Named as one of Forbes' Magazine's 100 Most Powerful Women in 2009, the Harvard graduate has enjoyed a long and successful career, working in Benesto and American financial services firm JP Morgan, before joining Santander in 1988.
But Ana believes it is her personal experience in the world of business which is proving most useful in Santander UK's attempts to reach out to small firms.
"I left banking for three years and helped run a small business - it was an incredible insight. Often you find that bankers have always been bankers.
"Entrepreneurs have been fighting all their life to build a business; they are tough people who have been through hard times.
"Unless you actually do it, you don't know what it's like - how important the bank is to a business. We are investing a lot of time with our relationship managers so they learn how to understand business and the customer."
The bank does have a significant presence in Northern Ireland, with almost 500,000 customers and around 40 branches. Belfast's Mays Meadow site houses the group's corporate business centre, where five relationship directors and relationship managers look after corporate customers with annual turnovers of over £1m.

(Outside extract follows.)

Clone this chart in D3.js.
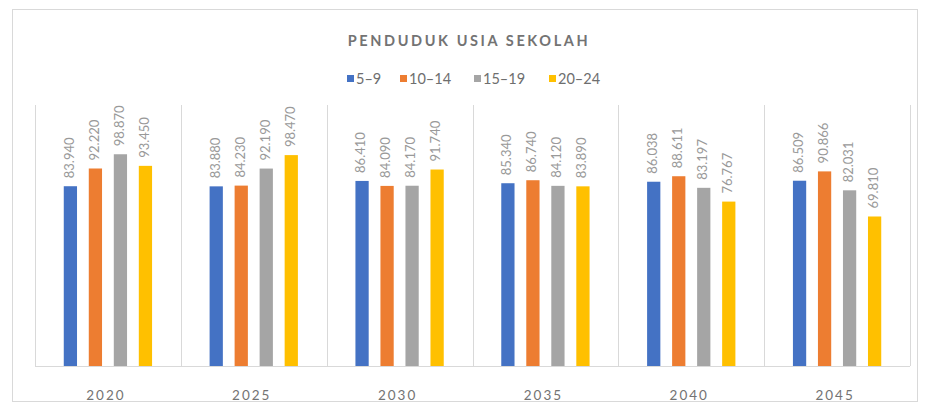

The group, which runs school-leaver and graduate recruitment programmes, partnered with Queen's University in 2008 as part of its Santander Universities project, offering scholarships and grants to students, as well as funding and sponsorship for awards and exchange programmes.
Margaret Chambers, head of regional banking in Belfast, said she had seen the programmes in action.
"We've had at least 10 graduates coming on board since October and the school leavers programme offers A Level graduates opportunities in branches but also in Mays Meadow.
"We're bringing graduates in to personal banking advisor roles and seeing them progress to become branch managers and wealth management specialists. They're supported through their exams by Santander too.
"There's a solid career structure within the bank. At a time when there aren't many jobs, it's great to see students in Northern Ireland being given the opportunity to develop careers on home soil."